Hi ,
i have started using hadoop-elasticsearch spark module, and was successfully able to pull data from my dev box(running from Intellij) , from my production AWS elasticsearch service.
But when i create a jar including all dependencies and try to run from my spark cluster, then i face the below error,
16/07/22 21:26:16 INFO HttpMethodDirector: I/O exception (java.net.ConnectException) caught when processing request: Connection timed out
16/07/22 21:26:16 INFO HttpMethodDirector: Retrying request
16/07/22 21:26:16 INFO HttpMethodDirector: I/O exception (java.net.ConnectException) caught when processing request: Connection timed out
16/07/22 21:26:16 INFO HttpMethodDirector: Retrying request
and after a while i get below error,
org.elasticsearch.hadoop.rest.EsHadoopNoNodesLeftException: Connection error (check network and/or proxy settings)- all nodes failed;[nodes with ip and port]
at org.elasticsearch.hadoop.rest.NetworkClient.execute(NetworkClient.java:143)
at org.elasticsearch.hadoop.rest.RestClient.execute(RestClient.java:447)
at org.elasticsearch.hadoop.rest.RestClient.execute(RestClient.java:439)
at org.elasticsearch.hadoop.rest.RestRepository.scroll(RestRepository.java:454)
at org.elasticsearch.hadoop.rest.ScrollQuery.hasNext(ScrollQuery.java:92)
at org.elasticsearch.spark.rdd.AbstractEsRDDIterator.hasNext(AbstractEsRDDIterator.scala:43)
at scala.collection.Iterator$$anon$11.hasNext(Iterator.scala:327)
at scala.collection.Iterator$$anon$11.hasNext(Iterator.scala:327)
at org.apache.spark.sql.execution.datasources.DefaultWriterContainer.writeRows(WriterContainer.scala:262)
at org.apache.spark.sql.execution.datasources.InsertIntoHadoopFsRelation$$anonfun$run$1$$anonfun$apply$mcV$sp$3.apply(InsertIntoHadoopFsRelation.scala:150)
at org.apache.spark.sql.execution.datasources.InsertIntoHadoopFsRelation$$anonfun$run$1$$anonfun$apply$mcV$sp$3.apply(InsertIntoHadoopFsRelation.scala:150)

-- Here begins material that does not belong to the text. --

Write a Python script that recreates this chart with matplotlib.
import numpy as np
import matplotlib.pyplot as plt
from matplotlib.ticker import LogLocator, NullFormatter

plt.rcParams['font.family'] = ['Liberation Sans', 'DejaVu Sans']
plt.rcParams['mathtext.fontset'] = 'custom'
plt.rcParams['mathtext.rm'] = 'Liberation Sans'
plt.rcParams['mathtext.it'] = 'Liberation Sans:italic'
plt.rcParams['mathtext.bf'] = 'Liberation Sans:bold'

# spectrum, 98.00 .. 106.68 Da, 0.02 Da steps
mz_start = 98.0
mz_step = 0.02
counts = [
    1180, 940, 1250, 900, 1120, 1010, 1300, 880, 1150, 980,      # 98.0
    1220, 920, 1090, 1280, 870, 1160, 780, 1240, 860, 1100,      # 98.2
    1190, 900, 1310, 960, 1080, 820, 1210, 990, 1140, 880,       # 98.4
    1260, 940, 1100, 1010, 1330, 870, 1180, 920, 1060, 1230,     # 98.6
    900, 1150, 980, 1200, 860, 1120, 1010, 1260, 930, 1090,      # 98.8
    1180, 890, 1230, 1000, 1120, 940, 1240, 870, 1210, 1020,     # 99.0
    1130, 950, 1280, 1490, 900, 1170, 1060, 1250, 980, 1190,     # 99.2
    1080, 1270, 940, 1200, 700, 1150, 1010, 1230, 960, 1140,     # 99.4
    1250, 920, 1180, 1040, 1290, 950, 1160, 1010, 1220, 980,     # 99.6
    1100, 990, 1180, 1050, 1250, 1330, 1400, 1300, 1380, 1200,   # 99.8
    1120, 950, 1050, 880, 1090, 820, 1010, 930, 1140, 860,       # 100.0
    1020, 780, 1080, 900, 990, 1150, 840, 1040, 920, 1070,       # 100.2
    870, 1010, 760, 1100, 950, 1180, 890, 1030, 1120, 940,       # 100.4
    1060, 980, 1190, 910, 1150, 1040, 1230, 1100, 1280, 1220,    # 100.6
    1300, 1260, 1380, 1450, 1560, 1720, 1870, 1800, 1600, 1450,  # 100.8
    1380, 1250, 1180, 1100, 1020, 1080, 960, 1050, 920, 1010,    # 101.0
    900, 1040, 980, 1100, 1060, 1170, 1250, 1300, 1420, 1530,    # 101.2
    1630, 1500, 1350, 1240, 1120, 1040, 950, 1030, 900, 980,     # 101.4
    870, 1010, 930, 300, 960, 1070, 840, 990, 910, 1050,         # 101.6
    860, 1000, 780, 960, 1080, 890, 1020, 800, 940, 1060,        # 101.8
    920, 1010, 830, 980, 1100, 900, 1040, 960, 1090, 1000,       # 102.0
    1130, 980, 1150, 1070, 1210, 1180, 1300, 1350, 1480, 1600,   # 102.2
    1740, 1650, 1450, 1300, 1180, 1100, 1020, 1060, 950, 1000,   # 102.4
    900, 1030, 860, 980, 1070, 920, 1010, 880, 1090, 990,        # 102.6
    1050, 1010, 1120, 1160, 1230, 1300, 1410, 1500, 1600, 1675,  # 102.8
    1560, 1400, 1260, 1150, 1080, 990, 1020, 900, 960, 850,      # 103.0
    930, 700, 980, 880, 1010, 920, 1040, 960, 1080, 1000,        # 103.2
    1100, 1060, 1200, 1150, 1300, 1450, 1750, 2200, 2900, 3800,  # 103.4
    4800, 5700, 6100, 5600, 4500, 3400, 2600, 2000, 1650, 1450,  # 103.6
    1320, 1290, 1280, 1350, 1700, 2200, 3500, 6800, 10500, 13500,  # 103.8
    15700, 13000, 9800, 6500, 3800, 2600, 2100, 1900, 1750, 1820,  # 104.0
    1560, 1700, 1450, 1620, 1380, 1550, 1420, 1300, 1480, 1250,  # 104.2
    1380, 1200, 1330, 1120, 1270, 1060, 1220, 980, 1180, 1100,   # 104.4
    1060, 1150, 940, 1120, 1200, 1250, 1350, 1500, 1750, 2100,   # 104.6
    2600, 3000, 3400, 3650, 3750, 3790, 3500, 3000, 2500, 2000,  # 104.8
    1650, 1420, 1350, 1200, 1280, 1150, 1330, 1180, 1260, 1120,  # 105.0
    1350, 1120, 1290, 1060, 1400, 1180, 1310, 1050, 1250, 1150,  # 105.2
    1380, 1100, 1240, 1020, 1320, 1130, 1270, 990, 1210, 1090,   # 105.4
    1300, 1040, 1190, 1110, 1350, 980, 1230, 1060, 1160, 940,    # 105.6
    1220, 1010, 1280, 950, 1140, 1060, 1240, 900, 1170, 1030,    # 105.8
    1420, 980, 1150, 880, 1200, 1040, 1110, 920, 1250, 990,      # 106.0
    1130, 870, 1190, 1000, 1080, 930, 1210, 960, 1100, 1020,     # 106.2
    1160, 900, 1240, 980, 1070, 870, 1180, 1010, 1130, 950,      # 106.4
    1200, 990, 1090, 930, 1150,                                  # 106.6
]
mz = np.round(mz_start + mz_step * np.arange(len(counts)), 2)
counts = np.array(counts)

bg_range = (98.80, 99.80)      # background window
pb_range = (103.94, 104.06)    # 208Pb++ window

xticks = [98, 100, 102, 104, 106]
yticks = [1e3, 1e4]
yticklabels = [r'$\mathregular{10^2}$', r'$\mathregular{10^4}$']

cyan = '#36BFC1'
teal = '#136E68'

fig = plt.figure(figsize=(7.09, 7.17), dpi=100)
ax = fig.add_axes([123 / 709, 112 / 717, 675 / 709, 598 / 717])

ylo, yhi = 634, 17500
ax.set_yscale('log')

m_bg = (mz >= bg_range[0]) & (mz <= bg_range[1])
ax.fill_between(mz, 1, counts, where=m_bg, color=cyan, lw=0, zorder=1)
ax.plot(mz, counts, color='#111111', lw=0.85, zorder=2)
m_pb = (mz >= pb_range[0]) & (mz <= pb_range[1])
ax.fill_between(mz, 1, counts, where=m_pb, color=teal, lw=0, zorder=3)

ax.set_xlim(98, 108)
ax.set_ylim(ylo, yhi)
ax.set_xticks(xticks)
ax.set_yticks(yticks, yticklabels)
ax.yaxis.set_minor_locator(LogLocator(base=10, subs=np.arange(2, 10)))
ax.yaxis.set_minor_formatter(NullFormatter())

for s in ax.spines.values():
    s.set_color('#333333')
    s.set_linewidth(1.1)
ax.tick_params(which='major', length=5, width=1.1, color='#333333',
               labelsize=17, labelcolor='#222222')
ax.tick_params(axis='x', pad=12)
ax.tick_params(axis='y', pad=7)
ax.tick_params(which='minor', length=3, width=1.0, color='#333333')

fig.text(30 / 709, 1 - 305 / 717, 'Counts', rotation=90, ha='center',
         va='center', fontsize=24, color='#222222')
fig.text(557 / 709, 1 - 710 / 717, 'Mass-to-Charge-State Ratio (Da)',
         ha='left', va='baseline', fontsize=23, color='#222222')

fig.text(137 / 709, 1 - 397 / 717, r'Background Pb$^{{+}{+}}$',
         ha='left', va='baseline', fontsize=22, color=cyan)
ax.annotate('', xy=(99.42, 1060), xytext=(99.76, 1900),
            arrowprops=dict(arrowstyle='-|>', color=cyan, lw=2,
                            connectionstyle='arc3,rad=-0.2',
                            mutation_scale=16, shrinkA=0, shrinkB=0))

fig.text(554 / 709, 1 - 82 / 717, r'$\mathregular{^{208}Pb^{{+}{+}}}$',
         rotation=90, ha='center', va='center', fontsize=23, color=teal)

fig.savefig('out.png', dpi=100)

at org.apache.spark.scheduler.ResultTask.runTask(ResultTask.scala:66)
at org.apache.spark.scheduler.Task.run(Task.scala:89)
at org.apache.spark.executor.Executor$TaskRunner.run(Executor.scala:214)
at java.util.concurrent.ThreadPoolExecutor.runWorker(ThreadPoolExecutor.java:1145)
at java.util.concurrent.ThreadPoolExecutor$Worker.run(ThreadPoolExecutor.java:615)
at java.lang.Thread.run(Thread.java:745)
Any help is much appreciated.